The Other Side of Hope.
Note: I’m on vacation at the moment and thus not checking email or social media. I’m still writing a little, though, because I feel better when I do.
I only have a few 2017 movies I missed and still want to catch, including Israel’s Oscar submission Foxtrot (which made the shortlist but not the final five), but since I’m traveling abroad at the moment a few films that haven’t been released digitally in the US are suddenly available to me. One of those is 2017’s The Other Side of Hope, a really weird-ass Finnish film with a stark message about humanism and the European migrant crisis along with some of the strangest cinematography and editing I’ve ever seen. And that’s before we even talk about the sushi scene.
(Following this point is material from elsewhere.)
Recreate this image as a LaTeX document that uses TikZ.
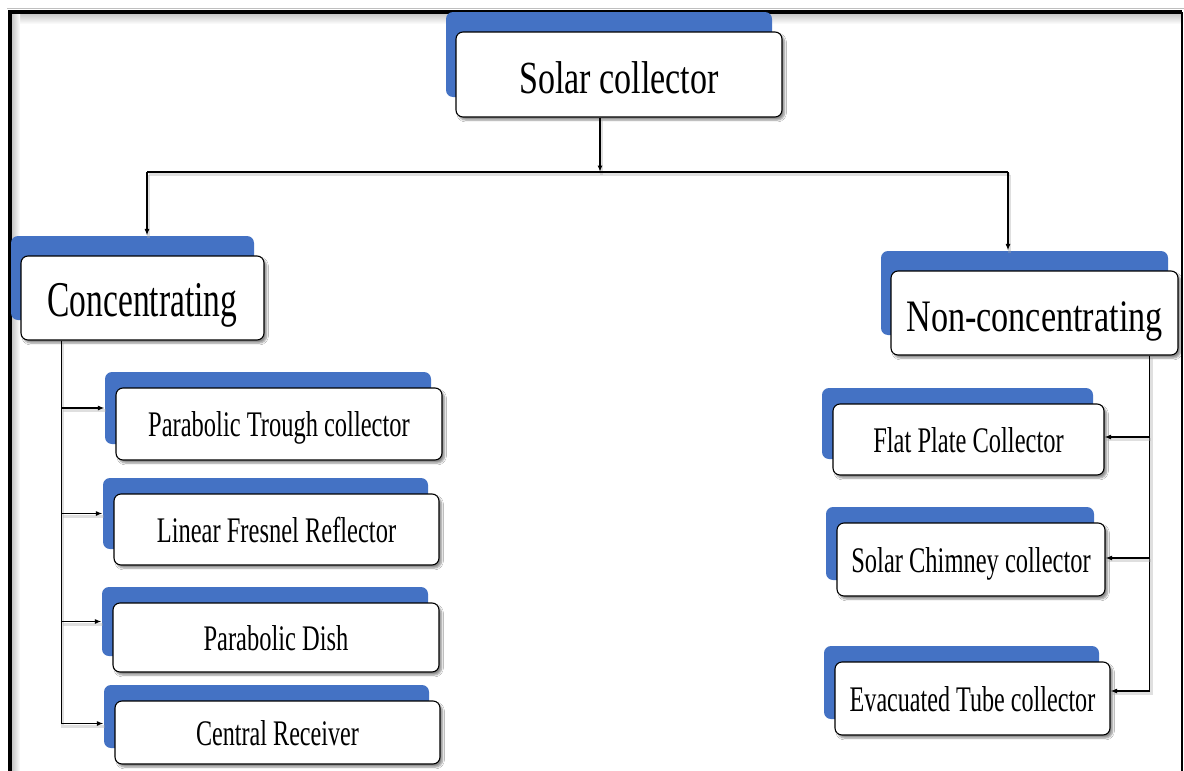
\documentclass[tikz,border=0pt]{standalone}
\usepackage{fontspec}
\setmainfont{Liberation Serif}
\usepackage{graphicx}
\usetikzlibrary{shadows,shadows.blur,arrows.meta}
\definecolor{pblue}{HTML}{4472C4}
\newcommand{\bxt}[3]{{\fontsize{#1pt}{#1pt}\selectfont\scalebox{#2}[1]{#3}}}
\tikzset{
  cbox/.style={draw=black, line width=1.1pt, rounded corners=7pt, fill=white, inner sep=0pt, text depth=0pt,
    blur shadow={shadow xshift=2.5pt, shadow yshift=-3pt, shadow blur steps=6, shadow opacity=45}},
  bigbox/.style={cbox, general shadow={fill=pblue, shadow xshift=-10pt, shadow yshift=20pt}},
  smallbox/.style={cbox, text height=25pt, general shadow={fill=pblue, shadow xshift=-11pt, shadow yshift=16pt}},
  lshadow/.style={preaction={draw=black!35, opacity=0.35, line width=3pt, arrows=-, transform canvas={xshift=1.5pt,yshift=-2.5pt}}},
  conn/.style={draw=black, line width=1.3pt, lshadow, -{Latex[length=6.5pt,width=5pt]}},
  plainline/.style={draw=black, line width=1.3pt, lshadow},
  barline/.style={draw=black, line width=2.2pt, lshadow},
}
\begin{document}
\begin{tikzpicture}[x=1pt,y=-1pt]
\useasboundingbox (0,0) rectangle (1184,771);
\fill[white] (0,0) rectangle (1184,771);
% frame
\draw[black!25, line width=1pt] (7,8.3) -- (1184,8.3);
\fill[top color=black!22, bottom color=white] (12,14) rectangle (1181,24);
\fill[left color=black!22, right color=white] (12,14) rectangle (20,771);
\draw[black, line width=4pt] (9.7,771) -- (9.7,12) -- (1182,12);
\draw[black, line width=1.6pt] (1182,12) -- (1182,771);

% nodes
\node[bigbox, text height=37.5pt, minimum width=326pt, minimum height=85pt] (sc) at (619,74.5) {\bxt{46}{0.74}{Solar collector}};
\node[bigbox, text height=36pt, minimum width=243pt, minimum height=84pt] (conc) at (142.5,298) {\bxt{50}{0.67}{Concentrating}};
\node[bigbox, text height=36.8pt, minimum width=287pt, minimum height=84pt] (nc) at (1034.5,313) {\bxt{45}{0.76}{Non-concentrating}};

\node[smallbox, minimum width=326pt, minimum height=72pt] (pt) at (279,424) {\bxt{36}{0.68}{Parabolic Trough collector}};
\node[smallbox, minimum width=325pt, minimum height=71pt] (lf) at (276.5,529.5) {\bxt{36}{0.68}{Linear Fresnel Reflector}};
\node[smallbox, minimum width=326pt, minimum height=69pt] (pd) at (276,637.5) {\bxt{36}{0.68}{Parabolic Dish}};
\node[smallbox, minimum width=325pt, minimum height=63pt] (cr) at (277.5,732.5) {\bxt{36}{0.67}{Central Receiver}};

\node[smallbox, minimum width=271pt, minimum height=71pt] (fp) at (968.5,439.5) {\bxt{36}{0.68}{Flat Plate Collector}};
\node[smallbox, minimum width=268pt, minimum height=73pt] (ch) at (971,559.5) {\bxt{36}{0.68}{Solar Chimney collector}};
\node[smallbox, minimum width=275pt, minimum height=73pt] (ev) at (972.5,698.5) {\bxt{36}{0.67}{Evacuated Tube collector}};

% top connectors
\coordinate (j) at (600,172);
\coordinate (jl) at (147,172);
\coordinate (jr) at (1008,172);
\coordinate (ctop) at ([yshift=20pt]conc.north);
\coordinate (ntop) at ([yshift=20pt]nc.north);
\draw[conn] (sc.south -| j) -- (j);
\draw[barline] (jl) -- (jr);
\draw[conn] (jl) -- (jl |- ctop);
\draw[conn] (jr) -- (jr |- ntop);

% left branch
\coordinate (lt) at ([xshift=41pt]conc.south west);
\coordinate (ptb) at ([xshift=-11pt,yshift=16pt]pt.west);
\coordinate (lfb) at ([xshift=-11pt,yshift=16pt]lf.west);
\coordinate (pdb) at ([xshift=-11pt,yshift=16pt]pd.west);
\coordinate (crb) at ([xshift=-11pt,yshift=9pt]cr.west);
\draw[conn] (lt) |- (crb);
\draw[conn] (lt |- ptb) -- (ptb);
\draw[conn] (lt |- lfb) -- (lfb);
\draw[conn] (lt |- pdb) -- (pdb);

% right branch
\coordinate (rt) at ([xshift=-29pt]nc.south east);
\coordinate (fpe) at ([yshift=2.5pt]fp.east);
\coordinate (che) at ([yshift=1.5pt]ch.east);
\coordinate (eve) at ([yshift=7.5pt]ev.east);
\draw[conn] (rt) |- (eve);
\draw[conn] (rt |- fpe) -- (fpe);
\draw[conn] (rt |- che) -- (che);
\end{tikzpicture}
\end{document}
The film is barely 95 minutes outside of the credits, and the two main characters Waldemar Wikström and Khaled Ali don’t even meet until about an hour into the story. Wikström is an unhappy, apparently affect-less shirt salesman who sells his entire stock, takes his winnings to an illegal poker room to grow them exponentially, and then invests the bulk of it in a failing restaurant with the most incompetent staff you could possibly imagine. Khaled is a Syrian refugee who first appears in a pile of soot or dirt, applies for asylum, and enters the Finnish refugee system, which is depicted here as arbitrary and capricious. It is only when Khaled’s application is denied that fate throws him into Wikström’s path and the dour restaurateur decides to help the Syrian try to stay in the country illegally and eventually be reunited with his missing sister.
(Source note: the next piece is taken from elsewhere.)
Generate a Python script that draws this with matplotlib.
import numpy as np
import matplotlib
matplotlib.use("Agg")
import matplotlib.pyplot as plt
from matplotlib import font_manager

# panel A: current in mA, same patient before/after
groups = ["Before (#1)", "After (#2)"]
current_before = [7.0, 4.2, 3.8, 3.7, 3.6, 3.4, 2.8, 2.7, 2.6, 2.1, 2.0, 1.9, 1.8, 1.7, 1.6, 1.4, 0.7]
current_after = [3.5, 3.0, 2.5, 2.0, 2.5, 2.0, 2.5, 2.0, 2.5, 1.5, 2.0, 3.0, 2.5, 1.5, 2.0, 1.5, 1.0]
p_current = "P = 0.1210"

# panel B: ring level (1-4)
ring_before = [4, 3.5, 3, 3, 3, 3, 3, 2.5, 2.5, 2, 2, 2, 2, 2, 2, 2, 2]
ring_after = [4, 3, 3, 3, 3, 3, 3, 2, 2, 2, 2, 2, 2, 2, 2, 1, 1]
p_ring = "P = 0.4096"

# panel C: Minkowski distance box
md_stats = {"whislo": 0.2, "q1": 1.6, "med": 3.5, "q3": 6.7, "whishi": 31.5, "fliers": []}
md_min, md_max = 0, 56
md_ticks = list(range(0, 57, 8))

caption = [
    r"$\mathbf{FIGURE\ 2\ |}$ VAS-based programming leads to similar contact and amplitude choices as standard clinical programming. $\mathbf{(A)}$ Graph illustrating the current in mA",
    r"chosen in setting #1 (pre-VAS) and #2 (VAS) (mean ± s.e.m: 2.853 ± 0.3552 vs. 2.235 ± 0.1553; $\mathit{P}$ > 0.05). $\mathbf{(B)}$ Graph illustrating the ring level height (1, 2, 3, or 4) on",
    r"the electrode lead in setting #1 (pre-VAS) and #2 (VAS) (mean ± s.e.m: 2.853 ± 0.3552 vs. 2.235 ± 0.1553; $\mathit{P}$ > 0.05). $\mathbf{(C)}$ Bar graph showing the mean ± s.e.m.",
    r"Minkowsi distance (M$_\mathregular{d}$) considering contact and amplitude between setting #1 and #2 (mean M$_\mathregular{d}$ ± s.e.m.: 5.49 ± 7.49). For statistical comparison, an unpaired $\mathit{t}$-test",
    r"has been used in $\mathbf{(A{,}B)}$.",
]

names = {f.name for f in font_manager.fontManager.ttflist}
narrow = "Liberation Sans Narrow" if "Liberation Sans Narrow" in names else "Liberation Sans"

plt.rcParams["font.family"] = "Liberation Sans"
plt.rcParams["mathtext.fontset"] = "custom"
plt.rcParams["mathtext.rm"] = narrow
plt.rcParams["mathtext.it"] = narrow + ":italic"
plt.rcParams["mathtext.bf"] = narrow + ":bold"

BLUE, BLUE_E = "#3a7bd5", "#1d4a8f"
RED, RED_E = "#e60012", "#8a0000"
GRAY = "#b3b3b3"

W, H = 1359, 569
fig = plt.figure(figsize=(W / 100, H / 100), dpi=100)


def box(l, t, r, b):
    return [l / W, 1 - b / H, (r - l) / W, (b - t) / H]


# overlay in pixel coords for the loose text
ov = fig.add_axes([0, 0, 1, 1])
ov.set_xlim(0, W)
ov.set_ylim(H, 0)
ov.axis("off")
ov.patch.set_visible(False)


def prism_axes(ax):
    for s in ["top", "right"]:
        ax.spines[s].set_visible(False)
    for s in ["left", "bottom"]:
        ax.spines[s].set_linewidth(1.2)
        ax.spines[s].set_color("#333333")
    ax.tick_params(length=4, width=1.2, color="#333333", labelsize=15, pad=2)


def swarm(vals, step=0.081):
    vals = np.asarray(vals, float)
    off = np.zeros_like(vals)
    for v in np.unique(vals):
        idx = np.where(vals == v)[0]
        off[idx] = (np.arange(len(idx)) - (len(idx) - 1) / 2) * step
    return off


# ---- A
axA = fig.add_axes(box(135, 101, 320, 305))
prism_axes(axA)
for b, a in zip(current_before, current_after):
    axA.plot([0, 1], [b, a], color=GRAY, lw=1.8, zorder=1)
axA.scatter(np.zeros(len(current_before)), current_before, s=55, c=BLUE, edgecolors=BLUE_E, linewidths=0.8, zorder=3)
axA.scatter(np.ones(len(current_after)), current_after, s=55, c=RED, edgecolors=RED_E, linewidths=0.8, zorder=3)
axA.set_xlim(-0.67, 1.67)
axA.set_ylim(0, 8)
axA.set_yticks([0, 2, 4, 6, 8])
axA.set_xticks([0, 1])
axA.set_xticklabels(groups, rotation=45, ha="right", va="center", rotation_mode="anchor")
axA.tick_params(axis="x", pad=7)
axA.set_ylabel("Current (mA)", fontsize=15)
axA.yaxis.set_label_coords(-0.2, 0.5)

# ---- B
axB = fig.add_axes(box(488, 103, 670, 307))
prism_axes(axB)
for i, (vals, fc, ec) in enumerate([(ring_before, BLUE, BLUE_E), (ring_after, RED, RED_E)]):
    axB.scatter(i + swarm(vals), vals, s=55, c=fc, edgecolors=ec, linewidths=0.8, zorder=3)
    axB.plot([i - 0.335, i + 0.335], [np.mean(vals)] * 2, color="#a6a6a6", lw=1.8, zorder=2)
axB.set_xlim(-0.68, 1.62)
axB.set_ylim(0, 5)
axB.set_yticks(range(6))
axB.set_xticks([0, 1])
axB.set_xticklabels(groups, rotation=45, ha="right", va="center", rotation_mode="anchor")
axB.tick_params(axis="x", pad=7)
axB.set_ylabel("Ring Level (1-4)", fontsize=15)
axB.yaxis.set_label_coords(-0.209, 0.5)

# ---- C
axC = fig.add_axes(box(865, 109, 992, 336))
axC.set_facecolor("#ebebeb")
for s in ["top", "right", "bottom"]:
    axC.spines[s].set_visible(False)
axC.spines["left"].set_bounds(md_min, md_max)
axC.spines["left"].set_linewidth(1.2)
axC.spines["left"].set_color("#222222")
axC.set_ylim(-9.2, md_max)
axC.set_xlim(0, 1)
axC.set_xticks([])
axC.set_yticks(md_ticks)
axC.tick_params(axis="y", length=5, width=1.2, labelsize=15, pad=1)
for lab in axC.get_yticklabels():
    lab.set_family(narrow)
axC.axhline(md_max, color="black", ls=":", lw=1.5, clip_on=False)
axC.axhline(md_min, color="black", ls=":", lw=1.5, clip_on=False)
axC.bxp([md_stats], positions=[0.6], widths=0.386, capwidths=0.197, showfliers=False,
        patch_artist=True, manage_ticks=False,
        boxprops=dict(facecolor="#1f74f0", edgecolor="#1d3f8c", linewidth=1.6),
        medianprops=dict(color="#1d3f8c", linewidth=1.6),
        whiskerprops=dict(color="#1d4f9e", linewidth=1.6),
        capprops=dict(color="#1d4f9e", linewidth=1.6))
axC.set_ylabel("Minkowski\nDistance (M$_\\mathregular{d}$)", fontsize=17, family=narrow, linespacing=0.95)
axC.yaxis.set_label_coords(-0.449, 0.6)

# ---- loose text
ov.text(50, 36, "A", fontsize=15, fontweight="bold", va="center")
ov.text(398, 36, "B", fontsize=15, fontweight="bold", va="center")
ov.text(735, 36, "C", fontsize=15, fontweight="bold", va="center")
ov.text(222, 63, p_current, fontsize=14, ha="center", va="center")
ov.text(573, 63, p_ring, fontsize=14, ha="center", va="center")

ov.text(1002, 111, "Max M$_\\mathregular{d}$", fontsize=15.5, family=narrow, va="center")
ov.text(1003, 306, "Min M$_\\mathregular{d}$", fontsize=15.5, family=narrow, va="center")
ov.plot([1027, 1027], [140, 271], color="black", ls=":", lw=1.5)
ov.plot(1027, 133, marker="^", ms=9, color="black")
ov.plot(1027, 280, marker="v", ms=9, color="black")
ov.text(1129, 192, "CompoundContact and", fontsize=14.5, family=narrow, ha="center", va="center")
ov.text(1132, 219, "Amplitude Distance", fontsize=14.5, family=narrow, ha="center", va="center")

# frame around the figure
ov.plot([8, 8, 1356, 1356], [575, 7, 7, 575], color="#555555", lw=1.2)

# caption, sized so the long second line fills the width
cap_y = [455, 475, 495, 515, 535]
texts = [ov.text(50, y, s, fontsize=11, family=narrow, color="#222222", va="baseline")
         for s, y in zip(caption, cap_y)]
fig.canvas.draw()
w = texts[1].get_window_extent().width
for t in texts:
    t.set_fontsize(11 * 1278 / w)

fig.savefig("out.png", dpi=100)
The story itself is straightforward if a bit unrealistic at several points – especially anything around the restaurant, which can’t possibly exist with the three stooges running it, including the laziest cook on the planet, the dumbest doorman on the planet, and a waitress who might be the most competent of the three simply because she doesn’t do anything. It’s the way the film is shot that is so jarring; if I didn’t know this was the work of Finnish director Aki Kaurismäki, I would wonder if this was the work of a precocious film student. Kaurismäki, who also directed 2011’s Le Havre has said this will be his last film, has a quirky, minimalist visual style that isn’t much more expansive with dialogue, much of it delivered drily to the point of atonality. That makes the Wikström plot line kind of hard to appreciate until Khaled shows up, since the refugee story unfurls with more emotion, mostly from Khaled telling his own history since he before he left Aleppo and from the friendship he forges with fellow asylum seeker Mazdak. There are weird, lingering shots of still faces and background items. People line up to talk to each other as if in a marching band, and often speak to each other at an obtuse angle that looks completely unnatural, using a flat tone and rarely expressing any emotion – no one cries in the film, and no one laughs.
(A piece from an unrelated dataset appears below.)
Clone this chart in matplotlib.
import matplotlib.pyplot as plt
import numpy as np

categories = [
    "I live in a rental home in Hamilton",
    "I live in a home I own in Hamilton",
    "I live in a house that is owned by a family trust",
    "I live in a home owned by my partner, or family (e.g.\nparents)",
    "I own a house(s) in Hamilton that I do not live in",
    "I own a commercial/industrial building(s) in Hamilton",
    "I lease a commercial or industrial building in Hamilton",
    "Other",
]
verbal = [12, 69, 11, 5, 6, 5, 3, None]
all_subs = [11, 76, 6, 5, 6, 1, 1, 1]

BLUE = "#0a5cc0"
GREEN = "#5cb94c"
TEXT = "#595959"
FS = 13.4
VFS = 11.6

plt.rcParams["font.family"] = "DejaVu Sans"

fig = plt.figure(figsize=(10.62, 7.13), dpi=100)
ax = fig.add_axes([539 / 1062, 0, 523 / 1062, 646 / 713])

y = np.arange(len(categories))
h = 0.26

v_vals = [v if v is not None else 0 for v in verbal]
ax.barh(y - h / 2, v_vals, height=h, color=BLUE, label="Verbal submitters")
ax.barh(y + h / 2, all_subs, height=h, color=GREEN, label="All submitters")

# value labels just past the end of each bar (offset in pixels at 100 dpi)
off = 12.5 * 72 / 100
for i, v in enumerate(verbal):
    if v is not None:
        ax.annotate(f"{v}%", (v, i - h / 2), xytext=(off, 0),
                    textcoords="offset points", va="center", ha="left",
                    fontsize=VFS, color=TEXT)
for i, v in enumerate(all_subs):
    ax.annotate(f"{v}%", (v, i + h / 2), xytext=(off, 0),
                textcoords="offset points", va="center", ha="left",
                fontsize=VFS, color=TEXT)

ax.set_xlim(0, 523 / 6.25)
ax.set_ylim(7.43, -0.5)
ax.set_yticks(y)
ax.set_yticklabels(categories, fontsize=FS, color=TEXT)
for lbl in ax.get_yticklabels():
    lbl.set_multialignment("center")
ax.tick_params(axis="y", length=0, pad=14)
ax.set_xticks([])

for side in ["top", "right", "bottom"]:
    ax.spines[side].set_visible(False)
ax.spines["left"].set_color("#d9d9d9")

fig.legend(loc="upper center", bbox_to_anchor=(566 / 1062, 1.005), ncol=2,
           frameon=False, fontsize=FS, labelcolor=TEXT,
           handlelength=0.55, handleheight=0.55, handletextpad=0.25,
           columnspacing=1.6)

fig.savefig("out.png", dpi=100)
Once the two plots unite, however, the movie takes a sudden turn towards deadpan humor, some of it extremely funny – including the aforementioned sushi scene, as Wikström attempts to turn the failing eatery into a Japanese restaurant, with preposterous results – even as Khaled’s safety is in danger both from Finnish authorities and from a group of neo-Nazis who attack him more than once on the street. The Finnish people generally come off as kind and open in the movie, despite the few outright racists running around, while the government itself comes off as heartless and ineffectual. The encounter with Khaled seems to light a spark of humanity in Wikström, and maybe even in one of the other employees (not the cook, who appears unable to boil water), but any hope there might be in the film comes from individuals, not form the institutions that, in theory, exist to help such people who have found no help from anyone else.